Michael Hatfield, The Anabaptist Conscience and Religious Exemption to Jury Service, 65 N.Y.U. Ann. Surv. Am. L. 269 (2009), https://digitalcommons.law.uw.edu/faculty-articles/360
New York University Annual Survey of American Law
jury duty, religion
While the concern over religiously devout Americans who wish to serve on juries is a serious one, a potential juror dismissed from service over his or her religiosity suffers a real but relatively abstract damage. The punishment is being sent home when they want to stay.
This Article examines a different issue with more severe consequences: religiously devout citizens who risk being jailed for refusing to serve on a jury. Rather than asking whether Jesus could serve on a jury, this Article addresses whether we should force Jesus to serve if he said God told him not to. More specifically, this Article addresses whether we should force those who refuse to serve to serve because they say Jesus told them not to serve to participate in jury duty nonetheless. In 2007, a plainly dressed young father of three was jailed in Texas because he failed to discharge his duties as a juror. As a matter of faith, this young man, a traditional Anabaptist (a Mennonite), refuses to utilize the court system, benefit from any insurance (even the required automobile liability insurance), receive government payments, or vote. Consistent with these beliefs, and out of the same sincere conviction that he is doing no more than what the teachings of Jesus require, he refused to vote as a juror. He was sentenced to thirty days in jail and served four.

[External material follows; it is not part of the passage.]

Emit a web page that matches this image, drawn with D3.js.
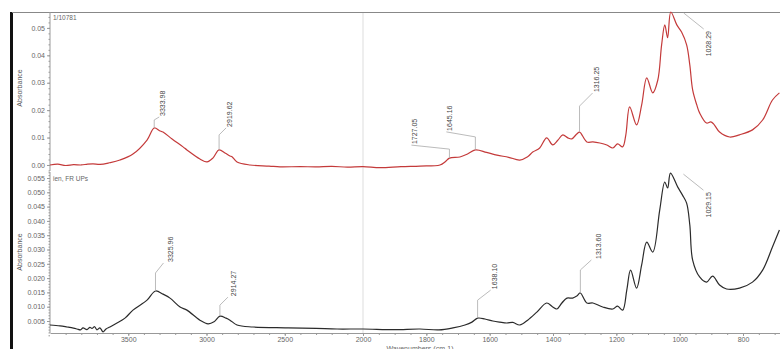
<!DOCTYPE html>
<html>
<head>
<meta charset="utf-8">
<script src="https://cdn.jsdelivr.net/npm/d3@7"></script>
<style>
  body { margin: 0; background: #fff; }
  svg { display: block; font-family: "Liberation Sans", Arial, sans-serif; }
</style>
</head>
<body>
<div id="chart"></div>
<script>
// spectrum 1 (top, red)
const topWave = [4000, 3950, 3900, 3850, 3800, 3760, 3725, 3680, 3620, 3553, 3470, 3380, 3334, 3300, 3278, 3220, 3150, 3125, 3042, 2997, 2958, 2920, 2882, 2850, 2837, 2805, 2722, 2600, 2530, 2400, 2300, 2200, 2100, 2000, 1946, 1880, 1820, 1757, 1740, 1727, 1694, 1670, 1645, 1610, 1577, 1540, 1505, 1480, 1464, 1442, 1420, 1401, 1385, 1369, 1353, 1341, 1325, 1316, 1293, 1274, 1252, 1230, 1211, 1196, 1180, 1170, 1158, 1136, 1120, 1104, 1085, 1069, 1057, 1047, 1038, 1028, 1009, 994, 978, 968, 959, 946, 937, 915, 902, 893, 874, 842, 811, 770, 738, 707, 685];
const topAbs = [0.0000, 0.0003, -0.0002, 0.0001, 0.0000, 0.0003, 0.0004, 0.0002, 0.0008, 0.0018, 0.0040, 0.0091, 0.0135, 0.0125, 0.0120, 0.0095, 0.0066, 0.0055, 0.0022, 0.0011, 0.0026, 0.0055, 0.0044, 0.0033, 0.0030, 0.0011, 0.0000, -0.0004, -0.0007, -0.0006, -0.0007, -0.0005, -0.0008, -0.0006, -0.0010, -0.0006, -0.0004, 0.0000, 0.0012, 0.0025, 0.0029, 0.0040, 0.0055, 0.0046, 0.0036, 0.0028, 0.0018, 0.0030, 0.0047, 0.0062, 0.0099, 0.0073, 0.0090, 0.0110, 0.0099, 0.0095, 0.0113, 0.0120, 0.0084, 0.0084, 0.0080, 0.0073, 0.0062, 0.0077, 0.0066, 0.0110, 0.0212, 0.0146, 0.0219, 0.0318, 0.0263, 0.0310, 0.0438, 0.0511, 0.0464, 0.0558, 0.0511, 0.0485, 0.0438, 0.0365, 0.0274, 0.0219, 0.0190, 0.0153, 0.0157, 0.0150, 0.0120, 0.0102, 0.0110, 0.0128, 0.0164, 0.0237, 0.0263];

// spectrum 2 (bottom, black)
const botWave = [4000, 3936, 3891, 3850, 3827, 3805, 3789, 3764, 3745, 3732, 3715, 3700, 3681, 3661, 3642, 3617, 3572, 3521, 3470, 3380, 3326, 3278, 3233, 3169, 3125, 3042, 2990, 2952, 2914, 2875, 2850, 2805, 2703, 2486, 2300, 2166, 2000, 1900, 1820, 1760, 1716, 1678, 1656, 1638, 1615, 1590, 1568, 1546, 1527, 1505, 1480, 1451, 1420, 1401, 1388, 1372, 1356, 1338, 1325, 1314, 1293, 1274, 1243, 1211, 1196, 1180, 1167, 1155, 1136, 1120, 1104, 1085, 1063, 1047, 1038, 1029, 1006, 991, 978, 968, 959, 937, 915, 896, 874, 852, 811, 770, 738, 707, 685];
const botAbs = [0.0036, 0.0033, 0.0029, 0.0025, 0.0022, 0.0019, 0.0026, 0.0020, 0.0028, 0.0024, 0.0030, 0.0019, 0.0026, 0.0012, 0.0022, 0.0029, 0.0043, 0.0060, 0.0088, 0.0123, 0.0155, 0.0144, 0.0130, 0.0099, 0.0088, 0.0053, 0.0040, 0.0047, 0.0067, 0.0060, 0.0053, 0.0036, 0.0029, 0.0026, 0.0024, 0.0022, 0.0022, 0.0020, 0.0022, 0.0019, 0.0026, 0.0036, 0.0046, 0.0060, 0.0057, 0.0050, 0.0046, 0.0043, 0.0045, 0.0036, 0.0053, 0.0081, 0.0113, 0.0099, 0.0092, 0.0113, 0.0130, 0.0130, 0.0137, 0.0148, 0.0113, 0.0113, 0.0099, 0.0092, 0.0102, 0.0088, 0.0158, 0.0228, 0.0165, 0.0246, 0.0326, 0.0291, 0.0438, 0.0536, 0.0515, 0.0567, 0.0518, 0.0490, 0.0462, 0.0386, 0.0263, 0.0204, 0.0186, 0.0207, 0.0176, 0.0162, 0.0165, 0.0186, 0.0228, 0.0309, 0.0368];

// ticks
const xMajorTicks = [3500, 3000, 2500, 2000, 1800, 1600, 1400, 1200, 1000, 800];
const topYTicks = [0.00, 0.01, 0.02, 0.03, 0.04, 0.05];
const botYTicks = [0.005, 0.010, 0.015, 0.020, 0.025, 0.030, 0.035, 0.040, 0.045, 0.050, 0.055];

// peak labels
const topPeaks = [3333.98, 2919.62, 1727.05, 1645.16, 1316.25, 1028.29];
const topPeakAbs = [0.0135, 0.0055, 0.0025, 0.0055, 0.0120, 0.0558];
const botPeaks = [3325.96, 2914.27, 1638.10, 1313.60, 1029.15];
const botPeakAbs = [0.0155, 0.0067, 0.0060, 0.0148, 0.0567];

// leader layout: [rise, elbow dx, elbow dy, text x offset]
const topLeader = [[8, 5, 3, 8], [15, 7, 7, 10], [9, -38, 4, -35], [13, -29, 5, -26], [26, 13, 13, 17], ["down"]];
const botLeader = [[18, 8, 10, 15], [11, 8, 8, 14], [18, 13, 10, 17], [23, 11, 10, 18], ["down"]];

const W = 780, H = 349;
const svg = d3.select("#chart").append("svg").attr("width", W).attr("height", H);

const x = d3.scaleLinear().domain([4000, 2000, 680]).range([50, 363, 781]);
const yTop = d3.scaleLinear().domain([-0.0022, 0.0558]).range([171, 12]);
const yBot = d3.scaleLinear().domain([0, 0.0571]).range([335.3, 172]);

// frame
svg.append("line").attr("x1", 11.5).attr("x2", 11.5).attr("y1", 12).attr("y2", H)
  .attr("stroke", "#111").attr("stroke-width", 3);
svg.append("line").attr("x1", 12).attr("x2", W).attr("y1", 12.5).attr("y2", 12.5)
  .attr("stroke", "#888");

// scale change line at 2000
svg.append("line").attr("x1", x(2000)).attr("x2", x(2000)).attr("y1", 13).attr("y2", 333)
  .attr("stroke", "#ddd");

function yAxis(scale, ticks, fmt, minorStep, y0, y1) {
  const g = svg.append("g").attr("transform", "translate(50,0)");
  g.call(d3.axisLeft(scale).tickValues(ticks).tickFormat(d3.format(fmt)).tickSize(3).tickSizeOuter(0));
  const minor = d3.range(Math.ceil(scale.domain()[0] / minorStep) * minorStep, scale.domain()[1], minorStep);
  g.append("g").call(d3.axisLeft(scale).tickValues(minor).tickFormat("").tickSize(1.5).tickSizeOuter(0))
    .select(".domain").remove();
  g.select(".domain").attr("d", `M0,${y0}V${y1}`);
  g.selectAll("path,line").attr("stroke", "#999");
  g.selectAll("text").attr("fill", "#666").attr("font-size", 7).attr("dx", 1);
  return g;
}
yAxis(yTop, topYTicks, ".2f", 0.002, 12, 171);
yAxis(yBot, botYTicks, ".3f", 0.001, 172, 333);

// x axis
const xg = svg.append("g").attr("transform", "translate(0,333)");
xg.call(d3.axisBottom(x).tickValues(xMajorTicks).tickFormat(d3.format("d")).tickSize(3).tickPadding(1.5).tickSizeOuter(0));
const xMinor = d3.range(3900, 2000, -100).concat(d3.range(1950, 680, -50));
xg.append("g").call(d3.axisBottom(x).tickValues(xMinor).tickFormat("").tickSize(2).tickSizeOuter(0))
  .select(".domain").remove();
xg.selectAll("path,line").attr("stroke", "#999");
xg.selectAll("text").attr("fill", "#666").attr("font-size", 7);

svg.append("text").attr("x", 420).attr("y", 351).attr("text-anchor", "middle")
  .attr("font-size", 7).attr("fill", "#666").text("Wavenumbers (cm-1)");

// y labels
[[88, "Absorbance"], [252, "Absorbance"]].forEach(([cy, t]) => {
  svg.append("text").attr("transform", `translate(22,${cy}) rotate(-90)`)
    .attr("text-anchor", "middle").attr("font-size", 7).attr("fill", "#555").text(t);
});

// panel titles
svg.append("text").attr("x", 53).attr("y", 20).attr("font-size", 6.5).attr("fill", "#666").text("1/10781");
svg.append("text").attr("x", 53).attr("y", 181).attr("font-size", 6.5).attr("fill", "#666").text("ien, FR UPs");

// spectra
function drawSpectrum(wave, abs, yScale, color) {
  const pts = wave.map((w, i) => [w, abs[i]]);
  svg.append("path").datum(pts)
    .attr("fill", "none").attr("stroke", color).attr("stroke-width", 1.2)
    .attr("stroke-linejoin", "round")
    .attr("d", d3.line().x(d => x(d[0])).y(d => yScale(d[1])).curve(d3.curveCatmullRom.alpha(0.5)));
}
drawSpectrum(topWave, topAbs, yTop, "#c43a3a");
drawSpectrum(botWave, botAbs, yBot, "#2b2b2b");

// peak labels
function drawPeaks(peaks, vals, yScale, layout) {
  const g = svg.append("g");
  peaks.forEach((p, i) => {
    const px = x(p), py = yScale(vals[i]);
    const lay = layout[i];
    const label = p.toFixed(2);
    if (lay[0] === "down") {
      // leader goes down-right, label sits below
      const ex = px + 33, ey = py + 17;
      g.append("path").attr("d", `M${px + 13},${py + 1}L${ex},${ey}`)
        .attr("fill", "none").attr("stroke", "#aaa").attr("stroke-width", 0.8);
      g.append("text").attr("transform", `translate(${ex + 5},${ey + 2}) rotate(-90)`)
        .attr("text-anchor", "end").attr("dy", "0.35em")
        .attr("font-size", 7).attr("fill", "#444").text(label);
      return;
    }
    const [rise, dx, dy, tx] = lay;
    const y1 = py - rise, x2 = px + dx, y2 = y1 - dy;
    g.append("path").attr("d", `M${px},${py}V${y1}L${x2},${y2}`)
      .attr("fill", "none").attr("stroke", "#aaa").attr("stroke-width", 0.8);
    g.append("text").attr("transform", `translate(${px + tx},${y2 - 1}) rotate(-90)`)
      .attr("text-anchor", "start").attr("dy", "0.35em")
      .attr("font-size", 7).attr("fill", "#444").text(label);
  });
}
drawPeaks(topPeaks, topPeakAbs, yTop, topLeader);
drawPeaks(botPeaks, botPeakAbs, yBot, botLeader);
</script>
</body>
</html>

This Article develops a proposed framework for a religious exclusion from jury service. Part I provides the background regarding why and how juries are impaneled. Part II describes the Anabaptist worldview in which jury service is inherently inconsistent with religious principles. Part III argues for the constitutional guarantee of a religious exemption from jury service. Part IV draws from the conscientious objector provisions of military law, laying out proposed criteria for a categorical exclusion of conscientious objectors to jury service.